When in San Francisco I had planned to head out to Mini Mania in Nevada City which is way out past Sacramento in I guess what would be the San Francisco hills. I had hired a Chrysler 300C, which by the way is the worst car I have ever driven. Quite the shame really as I quite liked them before. Not only was it cheaply built and absolutely gutless, it was poorly maintained and had bald tyres, an unclean interior and I picked it up with only half a tank of fuel!

So driving in San Fran absolutely shit scared as I was in peak hour traffic and no bastard indicated. On the rare occasion that they did, I understood it to mean ‘get the fuck out of my way crocodile dundee! I’m fucking changing lanes and you’re in my god damned way!’

I decided I needed food. I had only 90mins of sleep the night before in Vegas and was already loaded on no-doz and energy drinks to stay awake, which also meant my bladder was about to burst.

The traffic finally died down as I was starting to head out of the inner city and on my way to Nevada City.

I spotted a McDonald’s and pulled in. I walked into the maccas and noticed a dodgy looking guy eyeing me off. He followed me inside and stood behind me back a metre or so. I ordered my meal (which was shit) and sat down to eat. Old mate dodge sat down 2 tables away without ordering, watching my quietly. I ate my food and pretended to enjoy the interior without of the maccas, hoping Mr dodge would leave. After a few minutes I decided I’d pretend to go to the toilet and hope he’d go away. I locked myself in the toilet for a few minutes thinking it was time to move and suddenly the McDonald’s hit me. My gut started to churn in disgust at the filth I’d just eaten.

That’s when I realised how dirty thee toilet was. How the bell was I going to use this thing? No amount of thin toilet paper would wipe down the seat, which was at least cleanish, but still seemed to ooze filth. The toilet was also quite high, impossible to do the girly hover. My gut about to explode I noticed a toilet seat cover dispenser.

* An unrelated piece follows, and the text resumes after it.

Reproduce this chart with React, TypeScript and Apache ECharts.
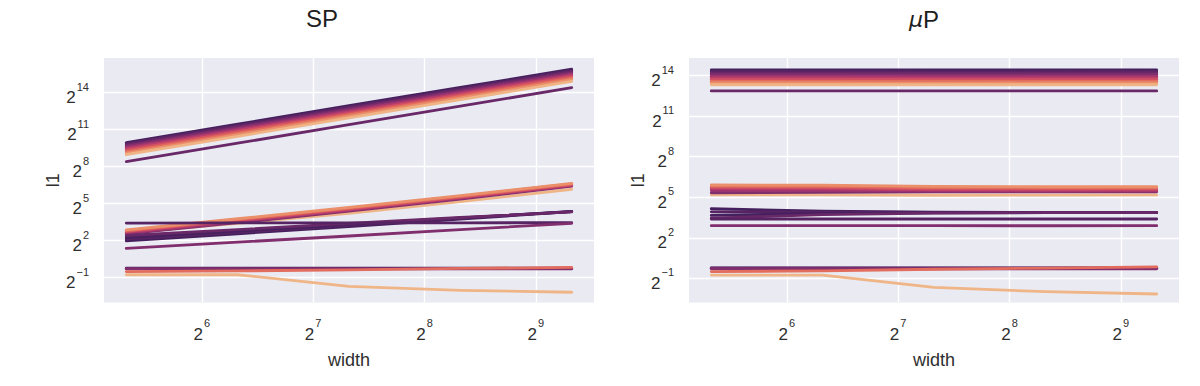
import React, { useEffect, useRef } from "react";
import * as echarts from "echarts";

// ---------- data (log2 of l1) ----------
const widths = [40, 80, 160, 320, 640];
const xTicks = [64, 128, 256, 512];
const yTicks = [0.5, 4, 32, 256, 2048, 16384];

// colours from dark purple to light peach
const palette = [
  "#45205e", "#562363", "#692868", "#802e6d", "#9c346f",
  "#ba3e6b", "#d35063", "#e26c5d", "#ea8f6a", "#efb587",
];

// top group (hue index per line)
const topHue = [0, 1, 2, 3, 4, 5, 6, 7, 8, 9, 2];
const spTop = [
  [9.95, 11.45, 12.94, 14.42, 15.9],
  [9.86, 11.35, 12.84, 14.32, 15.8],
  [9.76, 11.25, 12.74, 14.22, 15.71],
  [9.66, 11.15, 12.64, 14.12, 15.61],
  [9.56, 11.05, 12.54, 14.02, 15.5],
  [9.46, 10.95, 12.44, 13.92, 15.4],
  [9.35, 10.84, 12.33, 13.82, 15.3],
  [9.23, 10.72, 12.21, 13.7, 15.18],
  [9.1, 10.6, 12.09, 13.57, 15.05],
  [8.97, 10.46, 11.95, 13.43, 14.92],
  [8.41, 9.9, 11.4, 12.9, 14.41],
];
const muTop = [
  [14.43, 14.43, 14.42, 14.43, 14.43],
  [14.31, 14.31, 14.3, 14.31, 14.31],
  [14.19, 14.19, 14.19, 14.19, 14.2],
  [14.07, 14.07, 14.06, 14.07, 14.07],
  [13.95, 13.95, 13.95, 13.95, 13.95],
  [13.83, 13.83, 13.82, 13.83, 13.83],
  [13.71, 13.71, 13.71, 13.71, 13.71],
  [13.58, 13.58, 13.58, 13.58, 13.58],
  [13.46, 13.46, 13.45, 13.46, 13.46],
  [13.33, 13.33, 13.33, 13.33, 13.33],
  [12.87, 12.87, 12.87, 12.87, 12.87],
];

// middle group
const midHue = [9, 3, 4, 5, 6, 7, 8, 0, 1, 0, 2, 1, 3];
const spMid = [
  [2.65, 3.4, 4.22, 5.16, 6.17],
  [2.55, 3.46, 4.4, 5.38, 6.42],
  [2.62, 3.53, 4.46, 5.44, 6.46],
  [2.7, 3.6, 4.52, 5.49, 6.5],
  [2.76, 3.66, 4.58, 5.54, 6.55],
  [2.82, 3.72, 4.64, 5.6, 6.6],
  [2.87, 3.78, 4.7, 5.66, 6.64],
  [1.98, 2.56, 3.15, 3.75, 4.35],
  [2.12, 2.68, 3.25, 3.82, 4.38],
  [2.28, 2.8, 3.33, 3.85, 4.36],
  [2.42, 2.9, 3.4, 3.88, 4.33],
  [3.43, 3.44, 3.45, 3.45, 3.46],
  [1.38, 1.88, 2.38, 2.9, 3.41],
];
const muMid = [
  [5.17, 5.17, 5.15, 5.16, 5.17],
  [5.33, 5.36, 5.4, 5.41, 5.41],
  [5.5, 5.49, 5.47, 5.46, 5.47],
  [5.64, 5.62, 5.55, 5.53, 5.54],
  [5.74, 5.72, 5.63, 5.61, 5.62],
  [5.82, 5.81, 5.71, 5.69, 5.69],
  [5.91, 5.9, 5.8, 5.78, 5.78],
  [4.15, 3.98, 3.9, 3.87, 3.86],
  [3.92, 3.9, 3.88, 3.86, 3.86],
  [3.66, 3.8, 3.85, 3.86, 3.87],
  [3.45, 3.72, 3.83, 3.86, 3.86],
  [3.39, 3.39, 3.39, 3.39, 3.39],
  [2.9, 2.9, 2.9, 2.89, 2.9],
];

// bottom group
const lowHue = [0, 2, 3, 7, 9];
const spLow = [
  [-0.22, -0.22, -0.22, -0.22, -0.22],
  [-0.25, -0.25, -0.25, -0.25, -0.25],
  [-0.29, -0.29, -0.29, -0.29, -0.29],
  [-0.5, -0.45, -0.36, -0.25, -0.17],
  [-0.76, -0.76, -1.7, -2.02, -2.18],
];
const muLow = [
  [-0.22, -0.22, -0.22, -0.22, -0.22],
  [-0.25, -0.25, -0.25, -0.25, -0.25],
  [-0.29, -0.29, -0.29, -0.29, -0.29],
  [-0.5, -0.45, -0.33, -0.24, -0.15],
  [-0.76, -0.76, -1.67, -1.99, -2.16],
];

// ---------- styling ----------
const FONT = "'Liberation Sans', Arial, Helvetica, sans-serif";
const TXT = "#2e2e2e";
const BG = "#EAEAF2";

function powLabel(v: number) {
  const e = Math.round(Math.log2(v));
  const s = e < 0 ? "\u2212" + Math.abs(e) : String(e);
  return `{b|2}{s|${s}}`;
}
const rich = {
  b: { fontSize: 17, fontFamily: FONT, color: TXT, padding: [10, 0, 0, 0], verticalAlign: "bottom" },
  s: { fontSize: 11, fontFamily: FONT, color: TXT, padding: [2, 0, 0, 1], verticalAlign: "top" },
};

function makeSeries(groups: { vals: number[][]; hues: number[] }[], axis: number) {
  const out: any[] = [];
  groups.forEach((g) => {
    g.vals.forEach((line, i) => {
      out.push({
        type: "line",
        xAxisIndex: axis,
        yAxisIndex: axis,
        showSymbol: false,
        symbol: "none",
        silent: true,
        data: widths.map((w, k) => [w, Math.pow(2, line[k])]),
        lineStyle: { color: palette[g.hues[i]], width: 2.8, cap: "round", join: "round" },
      });
    });
  });
  return out;
}

function xAxisOpt(idx: number) {
  return {
    type: "log",
    logBase: 2,
    gridIndex: idx,
    min: Math.pow(2, 5.122),
    max: Math.pow(2, 9.522),
    name: "width",
    nameLocation: "middle",
    nameGap: 48,
    nameTextStyle: { fontFamily: FONT, fontSize: 18, color: TXT },
    axisLine: { show: false },
    axisTick: { show: false, customValues: xTicks },
    axisLabel: { customValues: xTicks, formatter: powLabel, rich, margin: 13 },
    splitLine: { show: true, lineStyle: { color: "#ffffff", width: 1.4 } },
  };
}

function yAxisOpt(idx: number, lo: number, hi: number) {
  return {
    type: "log",
    logBase: 2,
    gridIndex: idx,
    min: Math.pow(2, lo),
    max: Math.pow(2, hi),
    name: "l1",
    nameLocation: "middle",
    nameGap: 37,
    nameRotate: 90,
    nameTextStyle: { fontFamily: FONT, fontSize: 18, color: TXT },
    axisLine: { show: false },
    axisTick: { show: false, customValues: yTicks },
    axisLabel: { customValues: yTicks, formatter: powLabel, rich, margin: 15 },
    splitLine: { show: true, lineStyle: { color: "#ffffff", width: 1.4 } },
  };
}

export default function App() {
  const ref = useRef<HTMLDivElement>(null);
  useEffect(() => {
    if (!ref.current) return;
    const chart = echarts.init(ref.current, null, { renderer: "svg" });
    chart.setOption({
      animation: false,
      backgroundColor: "#ffffff",
      grid: [
        { left: 104, top: 58, width: 490, height: 244.5, show: true, backgroundColor: BG, borderWidth: 0 },
        { left: 689, top: 58, width: 490, height: 244.5, show: true, backgroundColor: BG, borderWidth: 0 },
      ],
      xAxis: [xAxisOpt(0), xAxisOpt(1)],
      yAxis: [yAxisOpt(0, -3.01, 16.81), yAxisOpt(1, -2.79, 15.31)],
      graphic: [
        {
          type: "text",
          x: 322,
          y: 18,
          style: { text: "SP", font: `24px ${FONT}`, fill: "#1e1e1e", align: "center", verticalAlign: "middle" },
        },
        {
          type: "text",
          x: 924,
          y: 19,
          style: {
            text: "{m|\u03bc}{p|P}",
            align: "center",
            verticalAlign: "middle",
            rich: {
              m: { fontFamily: "'DejaVu Sans', sans-serif", fontStyle: "italic", fontSize: 22, fill: "#1e1e1e" },
              p: { fontFamily: FONT, fontSize: 24, fill: "#1e1e1e" },
            },
          },
        },
      ],
      series: [
        ...makeSeries(
          [
            { vals: spTop, hues: topHue },
            { vals: spMid, hues: midHue },
            { vals: spLow, hues: lowHue },
          ],
          0
        ),
        ...makeSeries(
          [
            { vals: muTop, hues: topHue },
            { vals: muMid, hues: midHue },
            { vals: muLow, hues: lowHue },
          ],
          1
        ),
      ],
    });
    return () => chart.dispose();
  }, []);
  return <div ref={ref} style={{ position: "fixed", left: 0, top: 0, width: 1200, height: 386 }} />;
}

I pulled out a sheet and it was like tracing paper. I grabbed 3 more sheets. I carefully layered each sheet over the next and tried to sit down, in my urgency the paper seat covers flew everywhere. Gut starting to feel like I was being stabbed with knives I layered the paper again and slowly, gracefully sat my ass on the paper. Success. Relief.

Then came the next problem. For those that don’t know, American toilets start with a full bowl of water and this bowl suddenly seemed abnormally full, along with what seemed the unloading of 3 days of bad food in Vegas it was going to be a difficult job wiping my ass. After a lot of precision wiping, I was ready to leave, I got myself sorted out and after my toilet dramas I had forgotten about dodgy man.

Needing to stay awake I walked into the service station next door to get more caffeinated goodness. That’s when I noticed dodgy man again. I shit my pants. Not literally obviously. I grabbed me drinks, paying for them at the counter, I dashed over to the 300C and fumbled with the key fob to open the door. Dodgy man was getting closer. Fuck! Fuck! Need to lock the car doors! He’s coming straight at me! I locked the door, the car wouldn’t start. Try again, its going! Get me out of here! I lit up the types in a screech of smoke as I reversed out of the carpark and in another burst of noise and smoke I hauled ass onto the highway.

I was safe. Dodgy guy was still in the McDonald’s carpark. I calmed down, taking a sip of another energy drink, I kept my mind on getting my mini parts.

Was it Oakland? Probably not. It was probably all to do with my lack of sleep and excessive caffeine consumption. But if Oakland is remotely as scary as a dodgy guy following a scattered man, I’ll take my friend’s advice and never stop there. Ever.